«La educación genera confianza. La confianza genera esperanza. La esperanza genera paz.»

Confucio

En la antigua Grecia, se cuenta que un joven extranjero llamado Anaxágoras llegó a Atenas para estudiar con Pericles. Algunos atenienses lo miraban con recelo por ser jonio, pero Pericles lo defendió: «El saber no tiene patria; el pensamiento es el único ciudadano del mundo». Hoy, más de dos milenios después, Estados Unidos parece haber olvidado esa lección. Un artículo reciente de la BBC expone cómo ciertos sectores políticos estadounidenses quieren restringir la entrada de estudiantes extranjeros, especialmente aquellos provenientes de naciones como China, India o incluso México, alegando motivos de seguridad nacional o protección del empleo local. En el último año académico 2023/24, por ejemplo, más de 1.126.000 estudiantes internacionales eligieron universidades norteamericanas, procedentes de más de 210 países, lo que supone un récord histórico. Ese contingente representa alrededor del 6% de todos los alumnos universitarios en EE. UU.

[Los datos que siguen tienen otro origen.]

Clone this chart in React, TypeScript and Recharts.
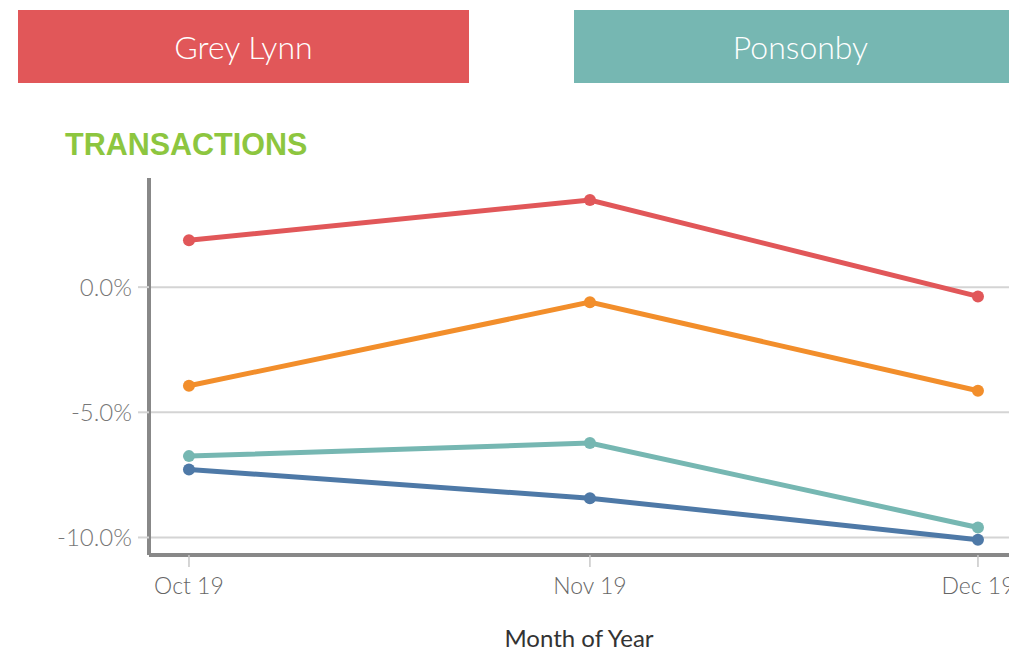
import React from 'react';
import { CartesianGrid, Line, LineChart, XAxis, YAxis, Label } from 'recharts';

// Month points (Tableau continuous date axis) and tick labels
const monthDates = ['2019-10-01', '2019-11-01', '2019-12-01'];
const monthLabels = ['Oct 19', 'Nov 19', 'Dec 19'];

// Series values, % change
const greyLynn = [1.87, 3.48, -0.37];
const benchmarkOrange = [-3.94, -0.6, -4.14];
const ponsonby = [-6.75, -6.23, -9.6];
const benchmarkBlue = [-7.28, -8.43, -10.09];

const yTicks = [-10, -5, 0];

const DAY = 24 * 3600 * 1000;
const toTime = (d: string) => new Date(d + 'T00:00:00Z').getTime();
const monthTimes = monthDates.map(toTime);

const data = monthTimes.map((t, i) => ({
  t,
  greyLynn: greyLynn[i],
  orange: benchmarkOrange[i],
  ponsonby: ponsonby[i],
  blue: benchmarkBlue[i],
}));

const formatMonth = (v: number) => {
  const i = monthTimes.indexOf(v);
  return i >= 0 ? monthLabels[i] : '';
};

const RED = '#E15759';
const TEAL = '#76B7B2';
const ORANGE = '#F28E2B';
const BLUE = '#4E79A7';
const FONT = 'Lato, "Open Sans", sans-serif';

const headerStyle: React.CSSProperties = {
  position: 'absolute',
  top: 10,
  height: 73,
  display: 'flex',
  alignItems: 'center',
  justifyContent: 'center',
  color: '#fff',
  fontFamily: FONT,
  fontWeight: 300,
  fontSize: 32,
};

const series = [
  { key: 'greyLynn', color: RED },
  { key: 'orange', color: ORANGE },
  { key: 'ponsonby', color: TEAL },
  { key: 'blue', color: BLUE },
];

export default function App() {
  return (
    <div
      style={{
        position: 'absolute',
        left: 0,
        top: 0,
        width: 1009,
        height: 651,
        overflow: 'hidden',
        background: '#fff',
      }}
    >
      <div style={{ ...headerStyle, left: 18, width: 451, background: RED }}>Grey Lynn</div>
      <div style={{ ...headerStyle, left: 574, width: 453, background: TEAL }}>Ponsonby</div>
      <div
        style={{
          position: 'absolute',
          left: 65,
          top: 126,
          color: '#8DC63F',
          fontFamily: '"Liberation Sans", Arial, sans-serif',
          fontWeight: 700,
          fontSize: 30.5,
          lineHeight: '36px',
        }}
      >
        TRANSACTIONS
      </div>
      <div style={{ position: 'absolute', left: 0, top: 0 }}>
        <LineChart
          width={1009}
          height={651}
          data={data}
          margin={{ top: 178, right: 0, bottom: 0, left: 0 }}
        >
          <CartesianGrid
            vertical={false}
            stroke="#d4d4d4"
            strokeWidth={2}
            syncWithTicks
          />
          <XAxis
            dataKey="t"
            type="number"
            scale="linear"
            domain={[monthTimes[0] - 3.09 * DAY, monthTimes[2] + 2.4 * DAY]}
            ticks={monthTimes}
            tickFormatter={formatMonth}
            height={96}
            axisLine={{ stroke: '#888', strokeWidth: 4 }}
            tickLine={{ stroke: '#c8c8c8', strokeWidth: 1.5 }}
            tickSize={12}
            tickMargin={11}
            tick={{ fill: '#666', fontSize: 23, fontWeight: 300, fontFamily: FONT }}
            interval={0}
            allowDataOverflow
          >
            <Label
              value="Month of Year"
              position="insideBottom"
              offset={4}
              style={{ fill: '#333', fontSize: 24, fontFamily: FONT }}
            />
          </XAxis>
          <YAxis
            type="number"
            domain={[-10.7, 4.36]}
            ticks={yTicks}
            width={149}
            allowDataOverflow
            tickFormatter={(v: number) => `${v.toFixed(1)}%`}
            axisLine={{ stroke: '#888', strokeWidth: 4 }}
            tickLine={{ stroke: '#d4d4d4', strokeWidth: 2 }}
            tickSize={11}
            tickMargin={6}
            tick={{ fill: '#777', fontSize: 24, fontWeight: 300, fontFamily: FONT }}
          />
          {series.map((s) => (
            <Line
              key={s.key}
              dataKey={s.key}
              stroke={s.color}
              strokeWidth={5}
              dot={{ r: 6, fill: s.color, stroke: s.color, strokeWidth: 0 }}
              activeDot={false}
              isAnimationActive={false}
              type="linear"
            />
          ))}
        </LineChart>
      </div>
    </div>
  );
}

El argumento, aunque envuelto en banderas, esconde un miedo más profundo: el temor al otro, al que piensa distinto, al que compite y sobresale. Lo que antes era orgullo —atraer a los mejores cerebros del mundo— hoy se convierte en sospecha. Ahora se pretende evaluar no solo los antecedentes académicos o financieros de los estudiantes, sino también su actividad en línea, buscando indicios de radicalización, posturas políticas o cualquier contenido que consideren sospechoso. Esta política ha generado preocupación entre organismos internacionales y defensores de los derechos humanos, pues podría abrir la puerta a criterios arbitrarios o discriminatorios, además de obstaculizar el acceso a la educación para miles de jóvenes de todo el mundo.

Y sin embargo, los datos son claros: más del 20% de las startups (empresas emergentes) más exitosas del país fueron fundadas por exalumnos extranjeros. Cerca del 70% de los estudiantes internacionales de posgrado a tiempo completo en campos como ingeniería eléctrica y ciencias de la computación son extranjeros, lo que subraya su papel crucial en la innovación tecnológica y científica. Su presencia respaldó más de 378,000 empleos, beneficiando tanto a las instituciones educativas como a las economías locales.

Cerrarles la puerta a estos jóvenes es dispararse en el pie del futuro. La educación, como el arte y la ciencia, no puede florecer entre muros. Cada vez que un país levanta barreras al conocimiento, retrocede en su evolución. No es casual que regímenes autoritarios hayan perseguido bibliotecas, prohibido libros o expulsando académicos. Lo que ocurre hoy en Estados Unidos no es sólo una discusión migratoria. Es una batalla simbólica por el alma de la educación global. ¿Formaremos una juventud que dialogue o una que se repliegue en trincheras identitarias?

La historia nos da una pista. Cuando el emperador romano Adriano, amante de la filosofía y de los saberes orientales, protegió a sabios griegos y egipcios, no lo hizo por debilidad, sino porque sabía que el conocimiento no amenaza: enriquece. Hoy, haríamos bien en recordar que los muros protegen de poco y que el pensamiento libre, aunque incómodo, siempre ha sido el motor del progreso. Si Estados Unidos se convierte en un país que teme a sus propios estudiantes, quizá no está en peligro su seguridad… sino su grandeza.